Un répulsif naturel contre les ravageurs rampants
Mais le calcium n’est pas le seul atout des coquilles d’œuf. Leur texture, une fois broyées, devient un obstacle redoutable pour les limaces et les escargots. Ces gastéropodes, aux corps mous et sensibles, évitent instinctivement les surfaces coupantes. « Je n’ai presque plus de limaces sur mes salades depuis que je mets des morceaux de coquilles autour des pieds », assure Martine. Ce système de barrière physique, sans produits chimiques, protège non seulement les plantes, mais aussi les auxiliaires du jardin comme les coccinelles ou les abeilles, souvent victimes des pesticides.
Comment intégrer les coquilles d’œuf dans son potager ?

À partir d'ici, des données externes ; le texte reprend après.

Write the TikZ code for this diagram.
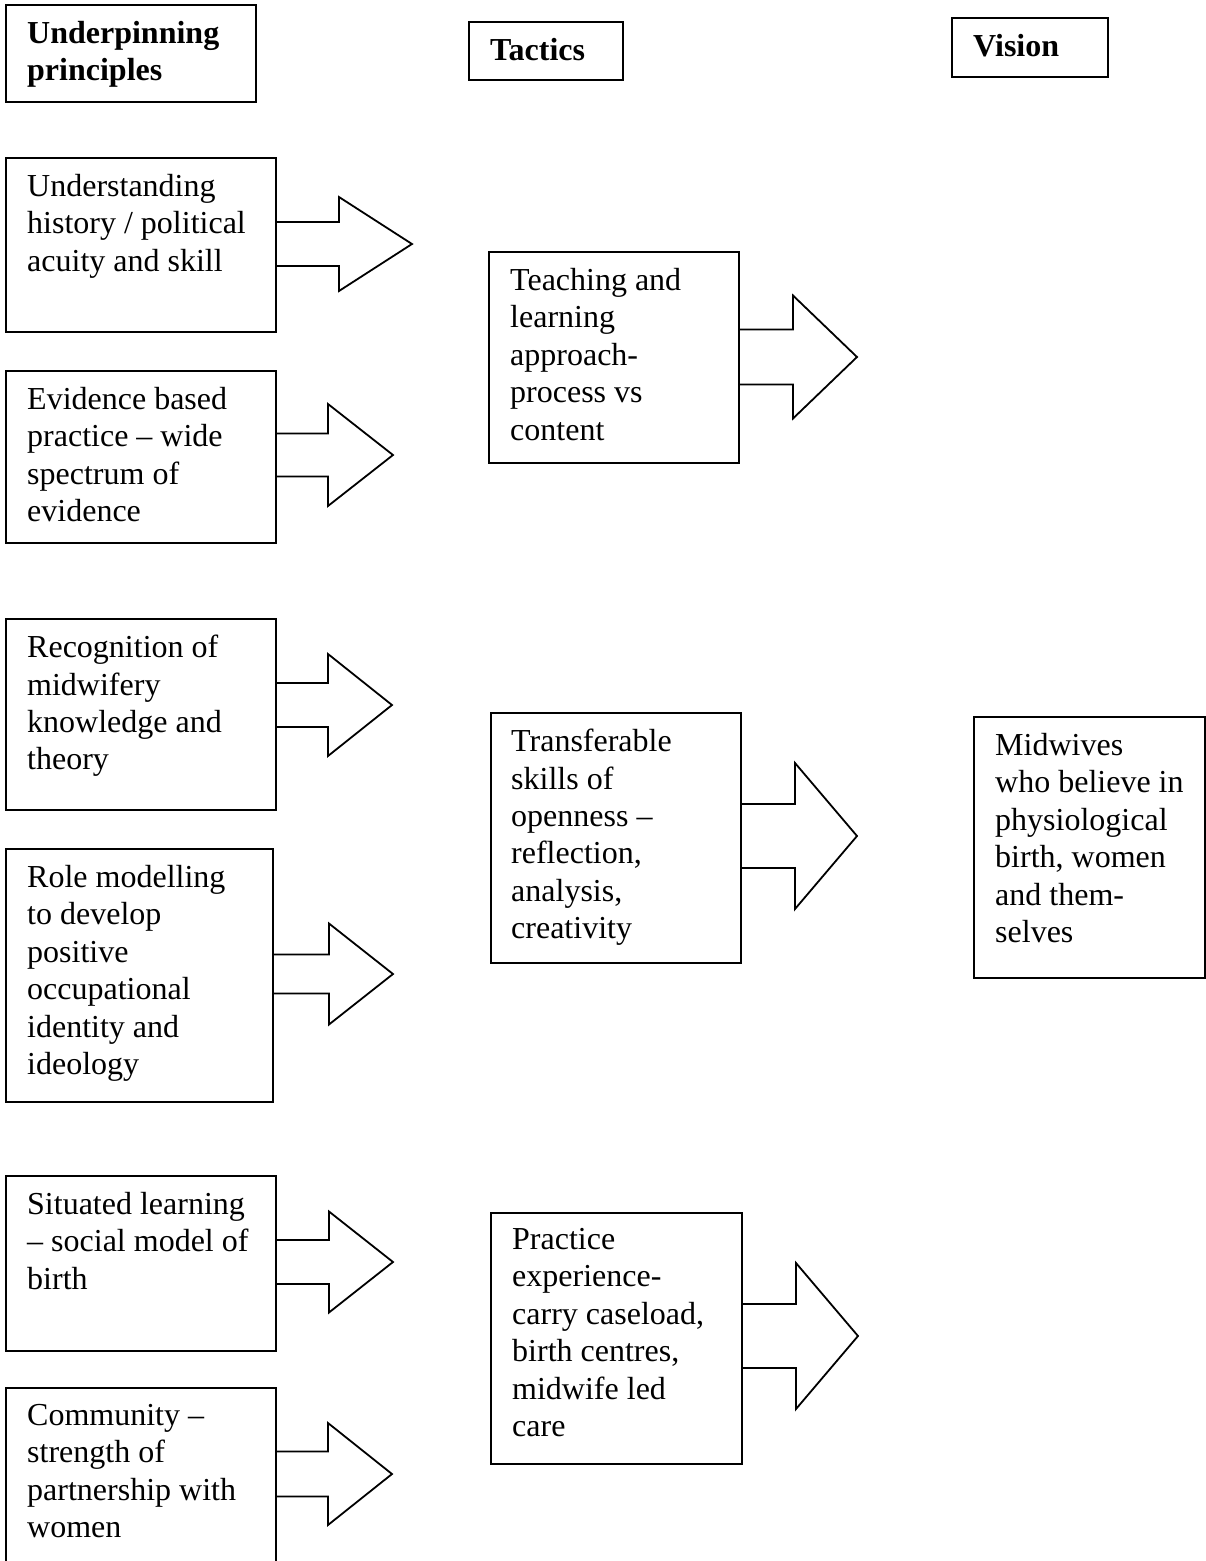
\documentclass[tikz,border=0pt]{standalone}
\usepackage{fontspec}
\setmainfont{Liberation Serif}
\tikzset{
  boxnode/.style={draw, line width=1.8pt, rectangle, inner sep=0pt, outer sep=0pt, anchor=north west},
  txtnode/.style={anchor=north west, inner sep=0pt, align=left,
     font=\fontsize{32}{37.4}\selectfont, execute at begin node=\strut},
  hdrnode/.style={txtnode, font=\fontsize{32}{37.4}\selectfont\bfseries},
  arrline/.style={line width=1.8pt, line join=miter}
}
\newcommand\BArrow[6]{% node, cy, shaft half, head x, head half, tip x
  \pgfmathsetmacro\BAya{#2-#3}\pgfmathsetmacro\BAyb{#2+#3}%
  \pgfmathsetmacro\BAyc{#2-#5}\pgfmathsetmacro\BAyd{#2+#5}%
  \draw[arrline] (#1.east |- 0,\BAya) -- (#4,\BAya) -- (#4,\BAyc) -- (#6,#2) -- (#4,\BAyd) -- (#4,\BAyb) -- (#1.east |- 0,\BAyb);}
\begin{document}
\begin{tikzpicture}[x=1pt,y=-1pt]
\useasboundingbox (0,0) rectangle (1206,1561);
% headers
\node[boxnode, minimum width=250pt, minimum height=97pt] (hp) at (6,5) {};
\node[hdrnode] (hpt) at (27,21) {Underpinning\\principles};
\node[boxnode, minimum width=154pt, minimum height=58pt] (ht) at (469,22) {};
\node[hdrnode] (htt) at (490,34) {Tactics};
\node[boxnode, minimum width=156pt, minimum height=59pt] (hv) at (952,18) {};
\node[hdrnode] (hvt) at (973,30) {Vision};
% left column
\node[boxnode, minimum width=270pt, minimum height=174pt] (A) at (6,158) {};
\node[txtnode] (At) at (27,174) {Understanding\\history / political\\acuity and skill};
\node[boxnode, minimum width=270pt, minimum height=172pt] (B) at (6,371) {};
\node[txtnode] (Bt) at (27,387) {Evidence based\\practice -- wide\\spectrum of\\evidence};
\node[boxnode, minimum width=270pt, minimum height=191pt] (C) at (6,619) {};
\node[txtnode] (Ct) at (27,635) {Recognition of\\midwifery\\knowledge and\\theory};
\node[boxnode, minimum width=267pt, minimum height=253pt] (D) at (6,849) {};
\node[txtnode] (Dt) at (27,865) {Role modelling\\to develop\\positive\\occupational\\identity and\\ideology};
\node[boxnode, minimum width=270pt, minimum height=175pt] (E) at (6,1176) {};
\node[txtnode] (Et) at (27,1192) {Situated learning\\-- social model of\\birth};
\node[boxnode, minimum width=270pt, minimum height=200pt] (F) at (6,1388) {};
\node[txtnode] (Ft) at (27,1404) {Community --\\strength of\\partnership with\\women};
% middle column
\node[boxnode, minimum width=250pt, minimum height=211pt] (G) at (489,252) {};
\node[txtnode] (Gt) at (510,268) {Teaching and\\learning\\approach-\\process vs\\content};
\node[boxnode, minimum width=250pt, minimum height=250pt] (H) at (491,713) {};
\node[txtnode] (Ht) at (511,729) {Transferable\\skills of\\openness --\\reflection,\\analysis,\\creativity};
\node[boxnode, minimum width=251pt, minimum height=251pt] (I) at (491,1213) {};
\node[txtnode] (It) at (512,1228) {Practice\\experience-\\carry caseload,\\birth centres,\\midwife led\\care};
% right column
\node[boxnode, minimum width=231pt, minimum height=261pt] (J) at (974,717) {};
\node[txtnode] (Jt) at (995,733) {Midwives\\who believe in\\physiological\\birth, women\\and them-\\selves};
% block arrows
\BArrow{A}{244}{22}{339}{47}{412}
\BArrow{B}{455}{21.5}{328}{51}{393}
\BArrow{C}{705}{22}{328}{51}{392}
\BArrow{D}{974}{19.5}{329}{50.5}{393}
\BArrow{E}{1262}{22}{329}{50.5}{393}
\BArrow{F}{1474}{22.5}{328}{51}{392}
\BArrow{G}{357}{27.5}{793}{61.5}{857}
\BArrow{H}{836}{32}{795}{73}{857}
\BArrow{I}{1336}{32}{796}{73}{858}
\end{tikzpicture}
\end{document}
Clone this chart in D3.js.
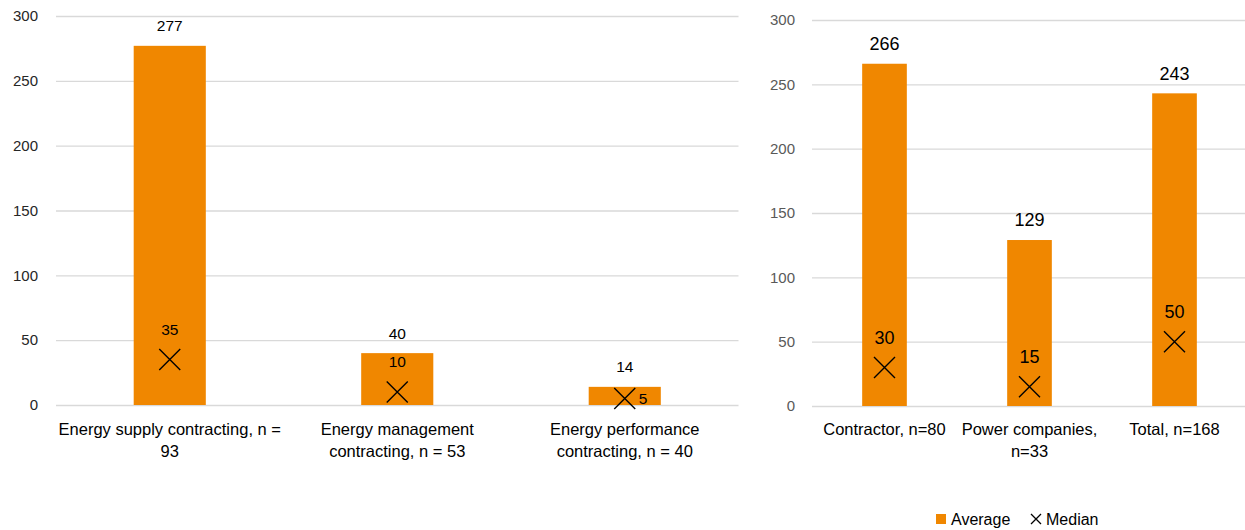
<!DOCTYPE html>
<html>
<head>
<meta charset="utf-8">
<script src="https://cdn.jsdelivr.net/npm/d3@7"></script>
<style>
  body { margin: 0; background: #fff; }
  svg { display: block; font-family: "Liberation Sans", Arial, sans-serif; }
</style>
</head>
<body>
<svg id="chart" width="1245" height="530"></svg>
<script>
// ---- data ----
const leftCategories = ["Energy supply contracting, n =\n93", "Energy management\ncontracting, n = 53", "Energy performance\ncontracting, n = 40"];
const leftAverage = [277, 40, 14];
const leftMedian = [35, 10, 5];

const rightCategories = ["Contractor, n=80", "Power companies,\nn=33", "Total, n=168"];
const rightAverage = [266, 129, 243];
const rightMedian = [30, 15, 50];

const yTicks = [0, 50, 100, 150, 200, 250, 300];
const legendLabels = ["Average", "Median"];

const ORANGE = "#F08700";
const GRID = "#d9d9d9";

const svg = d3.select("#chart");

function drawX(g, cx, cy, half, sw) {
  const p = d3.path();
  p.moveTo(cx - half, cy - half); p.lineTo(cx + half, cy + half);
  p.moveTo(cx + half, cy - half); p.lineTo(cx - half, cy + half);
  g.append("path").attr("d", p.toString()).attr("stroke", "#000").attr("stroke-width", sw).attr("fill", "none");
}

function panel(opts) {
  const { cats, avg, med, x0, x1, y0, y1, pad, tickColor, tickPad, dataFont, catFont, catBase, catLineH } = opts;
  const x = d3.scaleBand().domain(cats).range([x0, x1]).paddingInner(pad).paddingOuter(pad / 2);
  const y = d3.scaleLinear().domain([0, 300]).range([y0, y1]);
  const g = svg.append("g");

  const ax = g.append("g").attr("transform", `translate(${x0},0)`)
    .call(d3.axisLeft(y).tickValues(yTicks).tickSize(-(x1 - x0)).tickPadding(tickPad).tickFormat(d3.format("d")));
  ax.select(".domain").remove();
  ax.selectAll(".tick line").attr("stroke", GRID).attr("stroke-width", 1.3);
  ax.selectAll(".tick text").attr("fill", tickColor).style("font-size", "15px");

  const bw = x.bandwidth();
  cats.forEach((c, i) => {
    const bx = x(c);
    g.append("rect").attr("x", bx).attr("y", y(avg[i])).attr("width", bw).attr("height", y(0) - y(avg[i])).attr("fill", ORANGE);
    const cx = bx + bw / 2;
    g.append("text").attr("x", cx).attr("y", y(avg[i]) - 20).attr("dy", "0.35em")
      .attr("text-anchor", "middle").style("font-size", dataFont + "px").attr("fill", "#000").text(avg[i]);
    const my = y(med[i]);
    drawX(g, cx, my, 10.5, 1.4);
    const barH = y(0) - y(avg[i]);
    if (barH < 30) {
      g.append("text").attr("x", cx + 14).attr("y", my).attr("dy", "0.35em")
        .style("font-size", dataFont + "px").attr("fill", "#000").text(med[i]);
    } else {
      g.append("text").attr("x", cx).attr("y", my - 30).attr("dy", "0.35em")
        .attr("text-anchor", "middle").style("font-size", dataFont + "px").attr("fill", "#000").text(med[i]);
    }
    const lines = c.split("\n");
    const t = g.append("text").attr("text-anchor", "middle").style("font-size", catFont + "px").attr("fill", "#000");
    lines.forEach((ln, k) => {
      t.append("tspan").attr("x", cx).attr("y", catBase + k * catLineH).text(ln);
    });
  });
}

panel({ cats: leftCategories, avg: leftAverage, med: leftMedian, x0: 56, x1: 738.5, y0: 405, y1: 16,
  pad: 0.683, tickColor: "#262626", tickPad: 18, dataFont: 15.5, catFont: 16.5, catBase: 435, catLineH: 22 });
panel({ cats: rightCategories, avg: rightAverage, med: rightMedian, x0: 812, x1: 1247, y0: 406, y1: 20,
  pad: 0.692, tickColor: "#595959", tickPad: 17, dataFont: 18, catFont: 16.5, catBase: 435, catLineH: 22 });

// legend
const lg = svg.append("g");
lg.append("rect").attr("x", 936).attr("y", 514).attr("width", 10).attr("height", 10).attr("fill", ORANGE);
lg.append("text").attr("x", 951).attr("y", 525).style("font-size", "16px").attr("fill", "#000").text(legendLabels[0]);
drawX(lg, 1036, 519, 5, 1.3);
lg.append("text").attr("x", 1046).attr("y", 525).style("font-size", "16px").attr("fill", "#000").text(legendLabels[1]);
</script>
</body>
</html>
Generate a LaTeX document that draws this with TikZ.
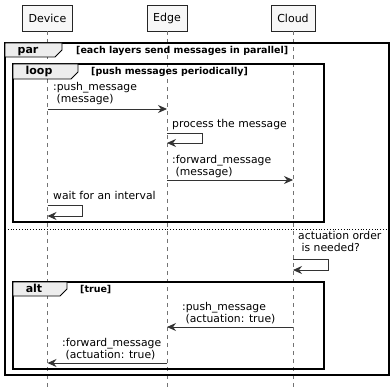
\documentclass[tikz,border=0pt]{standalone}
\usepackage{fontspec}
\setmainfont{DejaVu Sans}
\usetikzlibrary{arrows.meta,positioning}

\begin{document}
\begin{tikzpicture}[x=1pt, y=-1pt,
    actor/.style={rectangle, draw=black!85, fill=black!3, minimum height=26pt, inner xsep=6pt, font=\fontsize{11}{13}\selectfont},
    lifeline/.style={draw=black!55, dash pattern=on 4pt off 4pt, line width=0.8pt},
    frame/.style={draw=black, line width=1.4pt},
    tab/.style={draw=black, line width=0.8pt, fill=black!7},
    kind/.style={font=\bfseries\fontsize{11}{13}\selectfont, inner sep=0pt, anchor=base},
    cond/.style={font=\bfseries\fontsize{9.5}{11}\selectfont, inner sep=0pt, anchor=base west},
    msg/.style={draw=black!80, line width=0.8pt, -{Stealth[length=9pt,width=8pt,inset=3pt]}},
    lbl/.style={font=\fontsize{10.8}{12.5}\selectfont, align=left, inner sep=0pt, text depth=0pt, anchor=south west}
]
    \useasboundingbox (0,0) rectangle (390,387);

    % participants
    \node[actor] (device) at (47.5,18) {Device};
    \node[actor] (edge) at (167,18) {Edge};
    \node[actor] (cloud) at (293,18) {Cloud};
    \coordinate (bottom) at (0,387);
    \foreach \p in {device,edge,cloud}
        \draw[lifeline] (\p.south) -- (\p.south |- bottom);

    % par frame
    \draw[frame] (5,43) rectangle (389,375);
    \draw[tab] (5,43) -- (62,43) -- (62,50) -- (55,57) -- (5,57) -- cycle;
    \node[kind] (parkind) at (28,54) {par};
    \node[cond] (parcond) at (76,54) {[each layers send messages in parallel]};
    \draw[black, dotted, line width=0.8pt] (5,229) -- (389,229);

    % loop frame
    \draw[frame] (13,64) rectangle (324,222);
    \draw[tab] (13,64) -- (78,64) -- (78,72) -- (71,79) -- (13,79) -- cycle;
    \node[kind] (loopkind) at (39,75) {loop};
    \node[cond] (loopcond) at (91,75) {[push messages periodically]};

    % alt frame
    \draw[frame] (13,282) rectangle (324,369);
    \draw[tab] (13,282) -- (67,282) -- (67,289) -- (60,296) -- (13,296) -- cycle;
    \node[kind] (altkind) at (34,292) {alt};
    \node[cond] (altcond) at (80,292) {[true]};

    % message rows
    \coordinate (m1) at (0,109);
    \coordinate (s1) at (0,133);
    \coordinate (m2) at (0,180);
    \coordinate (s2) at (0,205);
    \coordinate (s3) at (0,259);
    \coordinate (m3) at (0,327);
    \coordinate (m4) at (0,363);

    \draw[msg] (device |- m1) -- (edge |- m1);
    \node[lbl] (m1txt) at (53,103) {:push\_message\\\ (message)};

    \draw[msg] (edge |- s1) -- ++(35,0) -- ++(0,10) -- ++(-35,0);
    \node[lbl] (s1txt) at (172,128) {process the message};

    \draw[msg] (edge |- m2) -- (cloud |- m2);
    \node[lbl] (m2txt) at (172,176) {:forward\_message\\\ (message)};

    \draw[msg] (device |- s2) -- ++(35,0) -- ++(0,11) -- ++(-35,0);
    \node[lbl] (s2txt) at (53,200) {wait for an interval};

    \draw[msg] (cloud |- s3) -- ++(35,0) -- ++(0,11) -- ++(-35,0);
    \node[lbl] (s3txt) at (298,252) {actuation order\\\ is needed?};

    \draw[msg] (cloud |- m3) -- (edge |- m3);
    \node[lbl] (m3txt) at (182,323) {:push\_message\\\ (actuation: true)};

    \draw[msg] (edge |- m4) -- (device |- m4);
    \node[lbl] (m4txt) at (62,359) {:forward\_message\\\ (actuation: true)};
\end{tikzpicture}
\end{document}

Étapes simples pour une utilisation optimale
Le processus est à la portée de tous. Après avoir consommé les œufs, il suffit de rincer soigneusement les coquilles pour éliminer les résidus de blanc ou de jaune, qui pourraient attirer des insectes indésirables ou provoquer des moisissures. Ensuite, on les laisse sécher à l’air libre pendant quelques jours. Une fois sèches, elles deviennent friables et faciles à broyer. Martine utilise un mortier en céramique, mais un mixeur ou même le rouleau à pâtisserie fait l’affaire. « Je les écrase en petits morceaux, pas en poudre fine. Il faut qu’elles gardent un peu de relief pour que les limaces aient peur », précise-t-elle. Les fragments sont ensuite répartis autour des plants sensibles : tomates, poivrons, courgettes, salades ou choux.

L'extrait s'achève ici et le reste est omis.